Between 1989 and 1993 Alma Guillermoprieto traveled over much of Latin America reporting on current events in “Letters” published in THE NEW YORKER. During these years, sixty-four journalists were killed on the job in Latin America, and Guillermoprieto clearly took risks herself. Her reporting technique stresses going to a key city such as Bogota or Lima, meeting people from all walks of life who offer differing perspectives, and then weaving together her impressions in straightforward, compelling prose. She breathes life into these impressions by a novelist’s genius at quick character sketches and a sure instinct for the telling detail.

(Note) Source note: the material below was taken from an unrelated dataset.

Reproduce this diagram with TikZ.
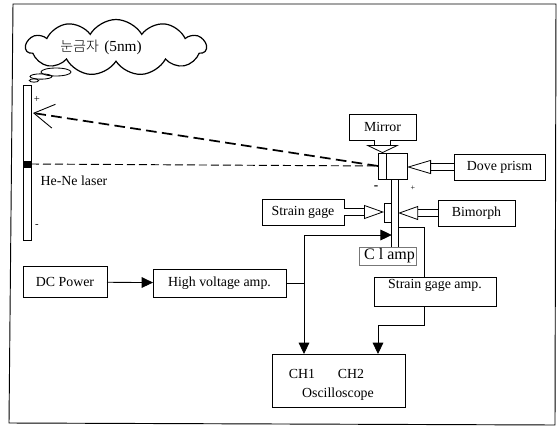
\documentclass[tikz,border=0pt]{standalone}
\usepackage{fontspec}
\setmainfont{Liberation Serif}
\newfontfamily\krfont{Noto Sans CJK KR Light}
\usetikzlibrary{arrows.meta, shapes.symbols, shapes.geometric}
\definecolor{clampGrey}{HTML}{777777}
\tikzset{
    blk/.style={draw, line width=0.65pt, inner sep=0pt, outer sep=0pt},
    part/.style={draw, line width=0.65pt, inner sep=0pt, outer sep=0pt, fill=white},
    txt/.style={inner sep=0pt},
    wire/.style={line width=0.65pt},
    wirearrow/.style={line width=0.65pt, -{Triangle[length=8.5pt, width=8pt]}},
    hollow/.style={line width=0.6pt, double, double distance=4.5pt, -{Triangle[open, fill=white, length=#1, width=10.5pt]}},
    hollow/.default=15pt,
    mirrorfeed/.style={line width=0.6pt, double, double distance=11pt, -{Triangle[open, fill=white, length=6pt, width=25pt]}},
    beam/.style={line width=0.7pt, dash pattern=on 6pt off 3pt},
    thickbeam/.style={line width=1.3pt, dash pattern=on 8pt off 4pt, -{Straight Barb[length=15pt, width=18pt, line width=0.65pt]}},
    bubble/.style={ellipse, draw, line width=0.65pt, inner sep=0pt},
}
\begin{document}
\begin{tikzpicture}[x=0.75pt, y=-0.75pt, font=\fontsize{10.4pt}{12pt}\selectfont]
    \useasboundingbox (0,0) rectangle (558,429);
    \draw[line width=0.7pt] (13,4) -- (556,4) -- (555,425) -- (9,423) -- cycle;

    % cloud and laser side
    \node[cloud, draw, line width=0.9pt, cloud puffs=11, cloud puff arc=120, aspect=3.2, inner sep=0pt,
          minimum width=135pt, minimum height=42pt] (cloudshape) at (116,47.5) {};
    \node[txt, font=\fontsize{11.5pt}{13pt}\selectfont] (cloudtag) at (101,47) {{\krfont\fontsize{10.5pt}{12pt}\selectfont 눈금자}\hspace{4pt}(5nm)};
    \node[bubble, minimum width=22.5pt, minimum height=6pt] (puffa) at (56,72) {};
    \node[bubble, minimum width=16.5pt, minimum height=4pt] (puffb) at (41,76.5) {};
    \node[bubble, minimum width=7pt, minimum height=2.5pt] (puffc) at (34,80.5) {};
    \node[blk, minimum width=6pt, minimum height=116.25pt] (laser) at (27,162.5) {};
    \node[blk, fill=black, minimum width=6pt, minimum height=4.5pt] (spot) at (27,164) {};
    \node[txt, font=\fontsize{8pt}{10pt}\selectfont] (plustop) at (37,99) {+};
    \node[txt, font=\fontsize{8pt}{10pt}\selectfont] (minustop) at (37,226) {-};
    \node[txt] (lasertag) at (74,181) {He-Ne laser};

    % rod and prism
    \node[part, minimum width=4.8pt, minimum height=51pt] (rod) at (395,213) {};
    \node[part, minimum width=5.25pt, minimum height=14.25pt] (gauge) at (387.5,213) {};
    \node[part, minimum width=15.75pt, minimum height=19.5pt] (prism) at (396.5,166) {};
    \node[part, minimum width=6pt, minimum height=19.5pt] (face) at (382,166) {};
    \node[draw=clampGrey, line width=0.6pt, inner sep=0pt, minimum width=42.75pt, minimum height=13.5pt,
          font=\fontsize{12pt}{14pt}\selectfont] (clamp) at (387.5,256) {\hspace{3pt}C l amp};
    \node[txt, font=\bfseries] (minusrod) at (376,188) {-};
    \node[txt, font=\fontsize{6pt}{7pt}\selectfont] (plusrod) at (413,188) {+};

    % boxes
    \node[blk, minimum width=50.25pt, minimum height=19.5pt] (mirror) at (382.5,127) {Mirror};
    \node[blk, minimum width=68.25pt, minimum height=19.5pt] (dove) at (499.5,167) {Dove prism};
    \node[blk, minimum width=61.5pt, minimum height=19.5pt] (gage) at (303,212) {Strain gage};
    \node[blk, minimum width=57.75pt, minimum height=19.5pt] (bimorph) at (476.5,213) {Bimorph};
    \node[blk, minimum width=63pt, minimum height=23.25pt] (dc) at (65,282) {DC Power};
    \node[blk, minimum width=99.75pt, minimum height=21pt] (hv) at (219.5,283) {High voltage amp.};
    \node[blk, minimum width=91.5pt, minimum height=21.75pt] (amp) at (435,291.5) {};
    \node[txt] (amptag) at (435,285) {Strain gage amp.};
    \node[blk, minimum width=99.75pt, minimum height=39.75pt] (scope) at (338.5,380.5) {};
    \node[txt] (chone) at (302,374) {CH1};
    \node[txt] (chtwo) at (351,374) {CH2};
    \node[txt] (scopetag) at (338,394) {Oscilloscope};

    \coordinate (hvjoin) at (304,283);
    \coordinate (feedtop) at (304,235);
    \coordinate (tapdown) at (424,227);
    \coordinate (ampout) at (424,325);
    \coordinate (scopein) at (378,354);
    \coordinate (hitpoint) at (33,113);

    \draw[beam] (spot.east) -- (face.west);
    \draw[thickbeam] (face.west) -- (hitpoint);
    \draw[mirrorfeed] (mirror.south) -- (mirror.south |- face.north);
    \draw[hollow=18pt] (dove.west) -- (dove.west -| prism.east);
    \draw[hollow] (gage.east) -- (gage.east -| gauge.west);
    \draw[hollow] (bimorph.west) -- (bimorph.west -| rod.east);
    \draw[wirearrow] (dc) -- (hv);
    \draw[wire] (hv.east) -- (hvjoin);
    \draw[wirearrow] (feedtop) -- (feedtop -| rod.west);
    \draw[wirearrow] (feedtop) -- (feedtop |- scope.north);
    \draw[wire] (rod.east |- tapdown) -- (tapdown) -- (tapdown |- amp.north);
    \draw[wirearrow] (ampout |- amp.south) -- (ampout) -| (scopein);
\end{tikzpicture}
\end{document}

Beginning with Bogota in 1989, the reports are datelined Managua, Mexico City, Lima, Medellin, Buenos Aires, Rio, La Paz, Panama City, Mexico City, Lima, Rio, and Bogota. The report from Mexico City in 1990 focuses on the lives of the estimated 17,000 people who work—and live—in Mexico City’s garbage dumps. Despite the horrors of an existence surrounded by rats and filth, some hardy souls have triumphed. Thanks to the Urban Services Department, a residential neighborhood for 500 garbage pickers and their families now offers a kindergarten, a school, and apartments with running water and electricity. For Maria de la Luz Lopez, who has spent nineteen of her twenty-one years in a dump, a washing machine and a television are godsends in her new apartment.

The two reports from Lima survey the political turmoil in Peru, split by racism and class hatreds and terrorized by the Sendero Luminoso, or Shining Path guerrillas. Under Alberto Fujimoro’s presidency, inflation has been brought down, new bank debt arrangements have been negotiated, and the budget has been balanced. Nevertheless, whereas seven million people lived below the poverty level in 1990, the figure had risen to twelve million, or almost half the population, by 1993. In Alma Guillermoprieto’s vivid accounts of nations under stress, perhaps none emerge as more desperate than Peru.